The workers’ compensation system is complex and riddled with errors. From payroll audits to claims management, mistakes are common—and the business owner almost always pays for them.

  • Over 75% of premium audits contain errors, often because employers don’t know the proper way to classify payroll.
  • Claims reserves are frequently set too high by overworked adjusters, which artificially inflates your mod.

When you don’t pay attention to your workers’ comp program, you are essentially guaranteeing that you will pay for someone else’s mistake. These errors directly increase your premiums.

5. You Are Likely Overpaying for Insurance Right Now

Even with historically low rates, there is a very high probability you are paying more for your workers’ compensation insurance than you need to.

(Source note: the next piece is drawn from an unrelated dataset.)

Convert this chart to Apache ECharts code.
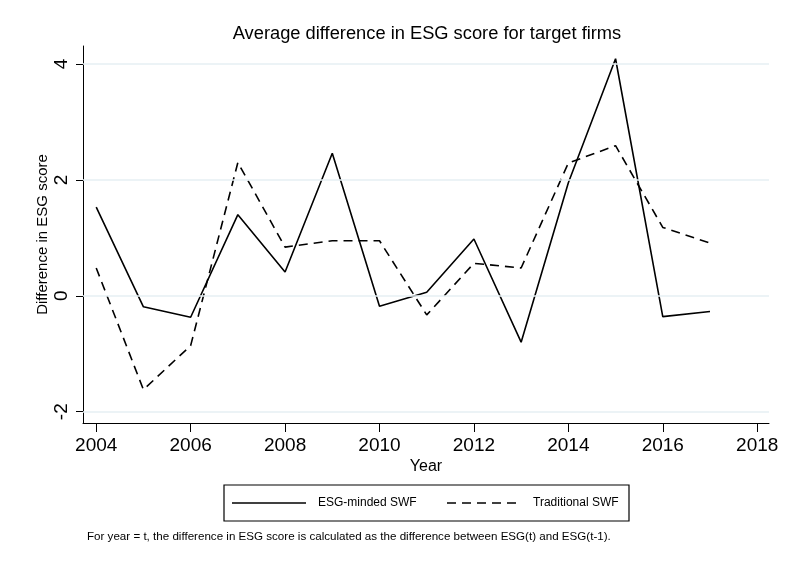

The combination of system errors, inflated claims, and an incorrect mod means your capital is trapped inside your insurance program. That is money that could be invested in new equipment, marketing, or hiring—the things that actually grow your business. Active management of your workers’ comp program unlocks that capital.


Rates will not stay this low forever. Market forces will eventually push them higher. Businesses that build a strong foundation of safety and active claims management now will be protected from future rate hikes. Those who are complacent will see their profitability suffer.

Do not let the current market fool you. Taking control of your workers’ compensation program is one of the most direct ways to improve your company’s bottom line.